Flukes don't have eyes to see with or legs to walk with, so how can they find and travel to the organ they want in the middle of your body? Scientists do not know for sure. However it's concluded from many scientific studies that the liver fluke, Fas¬ciola, for example, has no trouble seeking out and colonizing the liver.


Here are some examples of what can happen when flukes go “wrong:”


    •    Adult flukes (any of the four mentioned) in the uterine wall causes cramping and bleeding when it is not menstrual period time.

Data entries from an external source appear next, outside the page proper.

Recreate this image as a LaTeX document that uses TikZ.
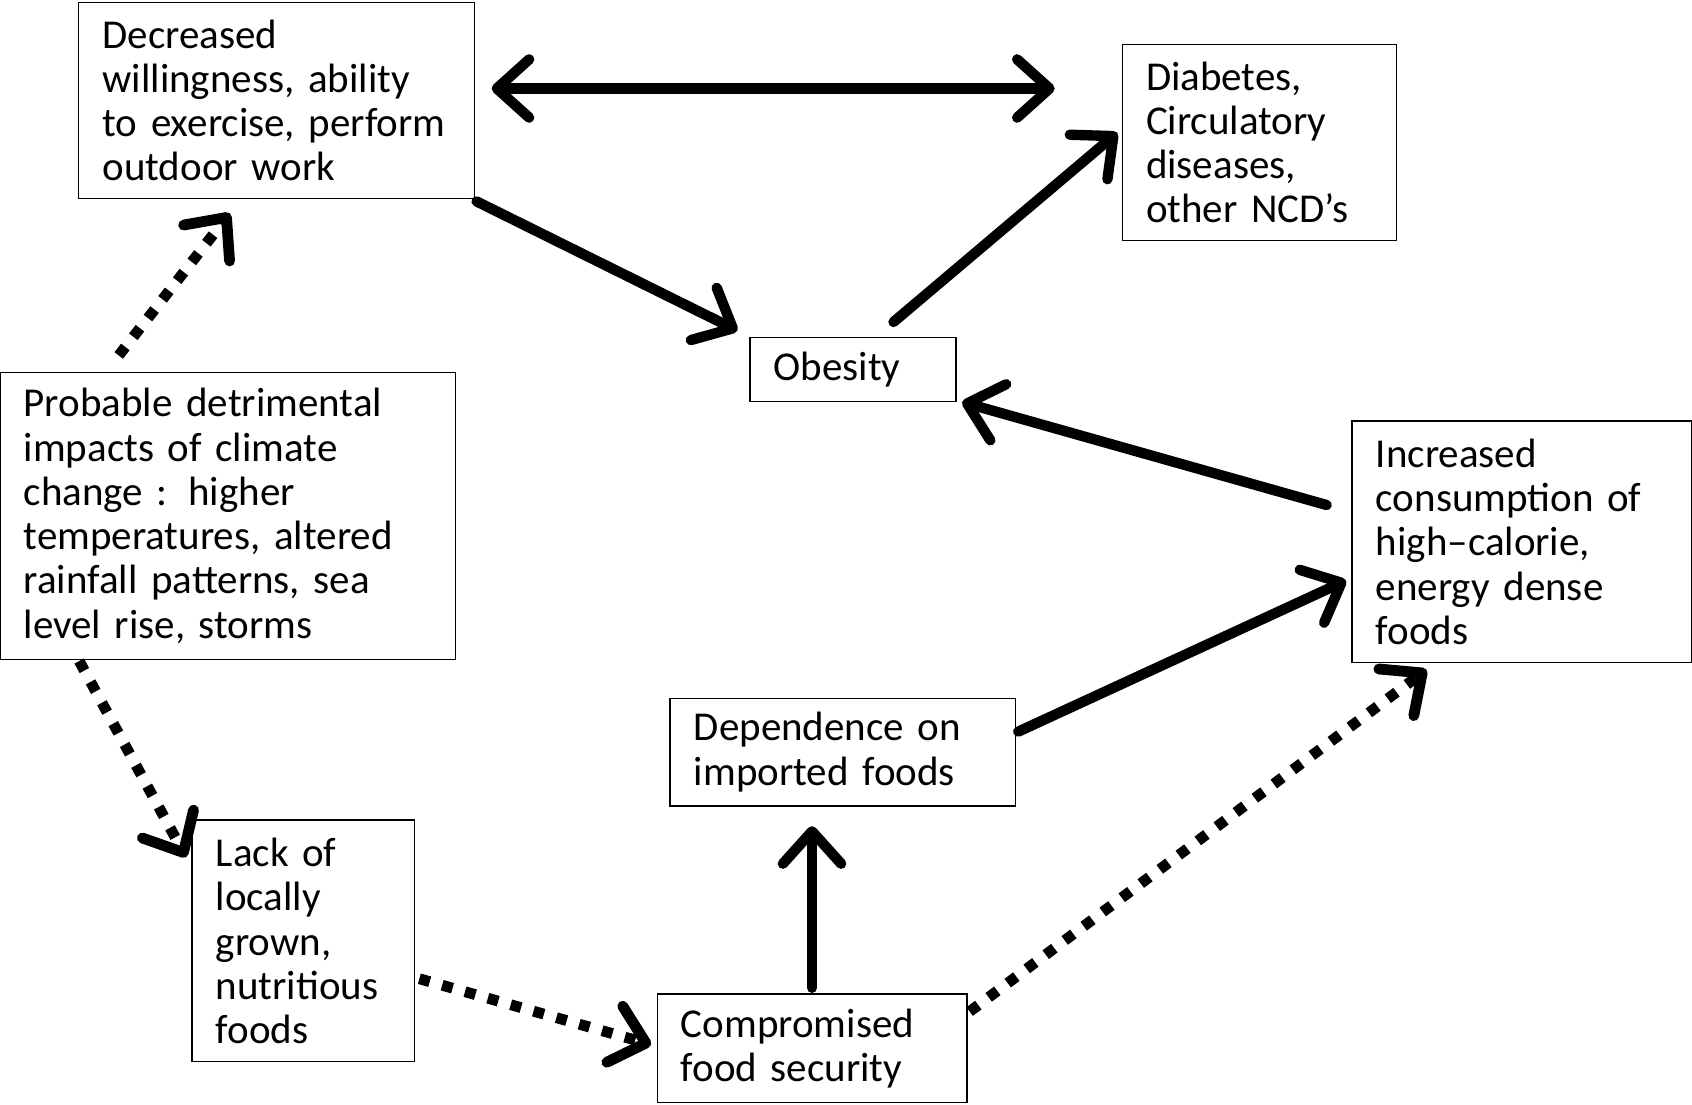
\documentclass[tikz,border=0pt]{standalone}
\usepackage{fontspec}
\setmainfont{Carlito}
\usepackage{tikz}
\usetikzlibrary{arrows.meta}
\usetikzlibrary{calc}

\tikzset{
  barb/.tip={Straight Barb[length=15pt, width=27pt, round]},
  factor/.style={draw, line width=0.6pt, inner xsep=11pt, inner ysep=0pt, align=left, font=\fontsize{19}{20.5}\selectfont},
  link/.style={line width=4.8pt, line cap=round, -barb},
  weaklink/.style={line width=5pt, dash pattern=on 5pt off 6pt, -barb},
}

\begin{document}
\begin{tikzpicture}[x=0.5pt, y=-0.5pt]
  \useasboundingbox (0, 0) rectangle (1568, 1024);

  \node [factor, text width=161.5pt, minimum height=91pt] (dec) at (256.5, 93) {Decreased\\willingness, ability\\to exercise, perform\\outdoor work};
  \node [factor, text width=105pt, minimum height=91pt] (diab) at (1167, 132) {Diabetes,\\Circulatory\\diseases,\\other NCD’s};
  \node [factor, text width=73.5pt, minimum height=29.5pt] (obes) at (790.5, 342.5) {Obesity};
  \node [factor, text width=189pt, minimum height=133pt] (prob) at (211, 478) {Probable detrimental\\impacts of climate\\change : higher\\temperatures, altered\\rainfall patterns, sea\\level rise, storms};
  \node [factor, text width=135.5pt, minimum height=112pt] (incr) at (1410.5, 502) {Increased\\consumption of\\high–calorie,\\energy dense\\foods};
  \node [factor, text width=138pt, minimum height=50pt] (dep) at (781, 697) {Dependence on\\imported foods};
  \node [factor, text width=81pt, minimum height=112pt] (lack) at (281, 872) {Lack of\\locally\\grown,\\nutritious\\foods};
  \node [factor, text width=121.5pt, minimum height=50.5pt] (comp) at (752.5, 971.5) {Compromised\\food security};

  \draw [link, barb-barb] ($(dec.east)+(15,-11)$) -- ($(diab.west)+(-62,-50)$);
  \draw [link] ($(dec.south east)+(1,2)$) -- ($(obes.north west)+(-11,-6)$);
  \draw [link] ($(obes.north)+(37.5,-14)$) -- ($(diab.west)+(-4,-9)$);
  \draw [link] ($(incr.west)+(-23,-34)$) -- ($(obes.south east)+(5,0)$);
  \draw [link] ($(dep.east)+(2,-19)$) -- ($(incr.west)+(-5,36)$);
  \draw [link] ($(comp.north)+(0,-5)$) -- ($(comp.north |- dep.south)+(0,18)$);

  \draw [weaklink] ($(prob.north)+(-101,-15)$) -- ($(dec.south)+(-43.5,13)$);
  \draw [weaklink] ($(prob.south west)+(74,1)$) -- ($(lack.north west)+(-5,35)$);
  \draw [weaklink] ($(lack.east)+(4,35)$) -- ($(comp.west)+(-5,-3.5)$);
  \draw [weaklink] ($(comp.north east)+(2,17)$) -- ($(incr.south)+(-88.5,6)$);

\end{tikzpicture}
\end{document}
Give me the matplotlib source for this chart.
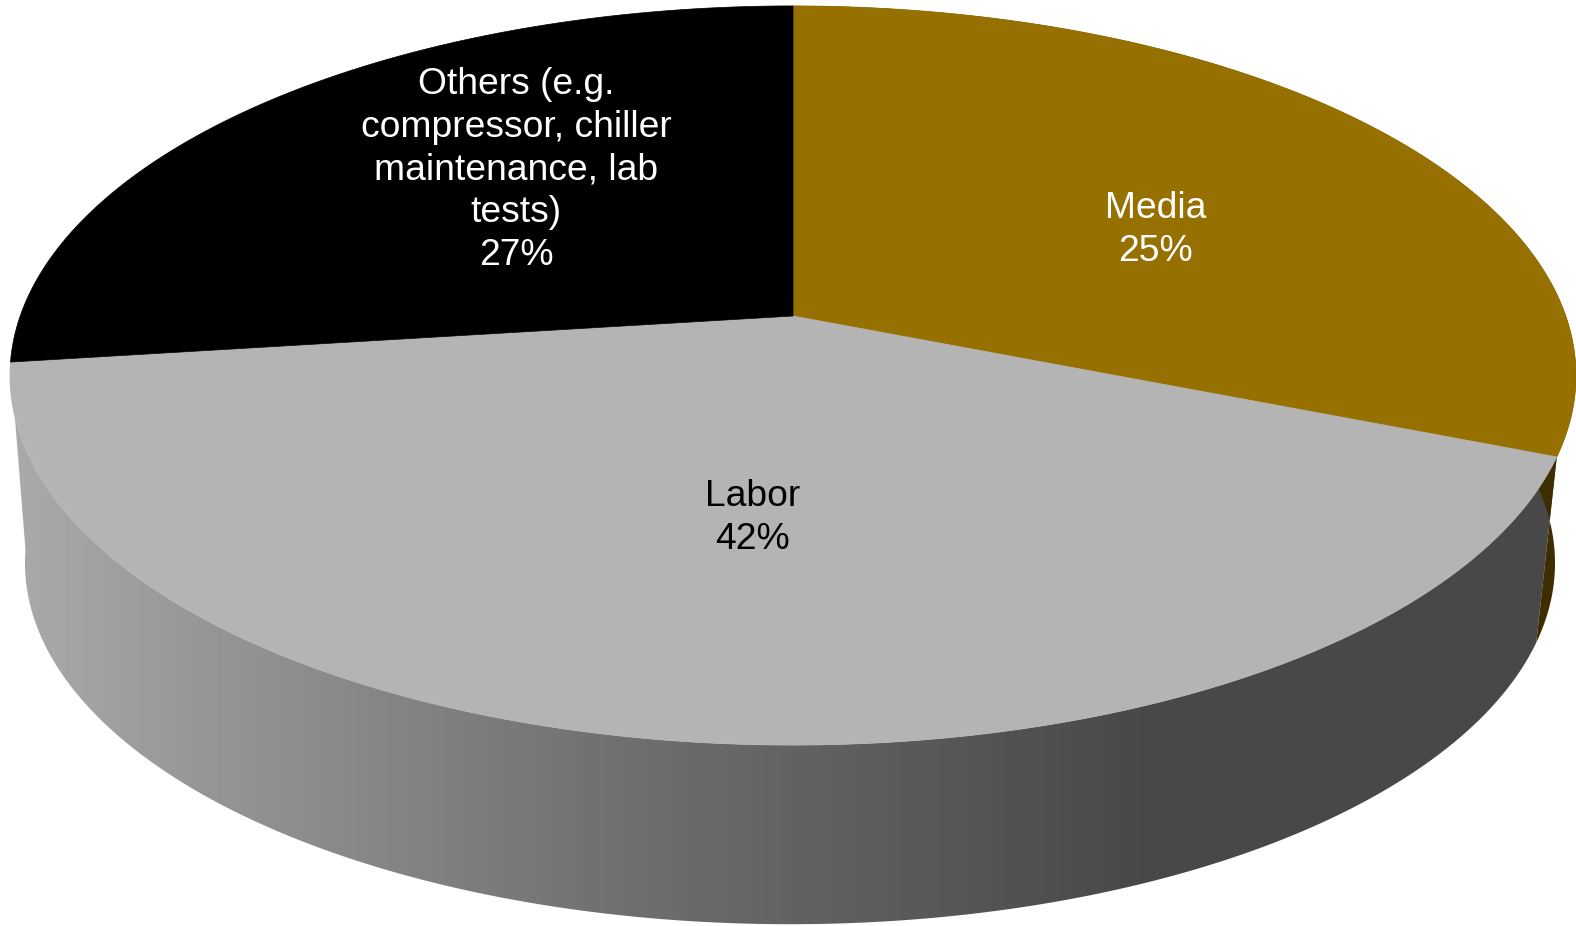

If an adult crosses the wall to the inside and then manages to get out through the fallopian tubes to the abdominal cavity it takes some endometrium with it— causing endometriosis.


     If adults develop in the kidneys, it can cause lupus or Hodgkin's disease.


     If adults complete their cycle in the brain, Alzheimer's disease and multiple sclerosis result.


     If the intestinal fluke (Fasciolopsis buskii) becomes adult in the liver it causes cancers of many (hundreds) kinds.


     If the pancreatic fluke completes its cycle in the pancreas it leads to diabetes. This is not an example of flukes straying into the wrong organs, but of having its stages reproducing where they never could before.


     If flukes develop in the thymus, immunity is lowered. If it happens to be the intestinal fluke, HIV (Human Immu¬nodeficiency Virus) is released there. In turn, HIV invades other tissues, like penis and vagina.


     These four flukes can also invade the muscles, causing dystrophies.


As dissimilar as we always thought these diseases to be, it's obvious to me that they are but one disease—fluke disease


Considering the size of these flukes (adults are easily visi¬ble), it is not surprising that they can quickly lay waste a human's organs. Yet a human is big and makes a valiant effort to kill the stages, block access to tissues and otherwise battle them.


But only the human's intelligence can be counted on to defeat them. The intelligent approach is to discover what enables these mighty monsters to do their reproducing in our bodies instead of the pond with its snail/minnow secondary hosts.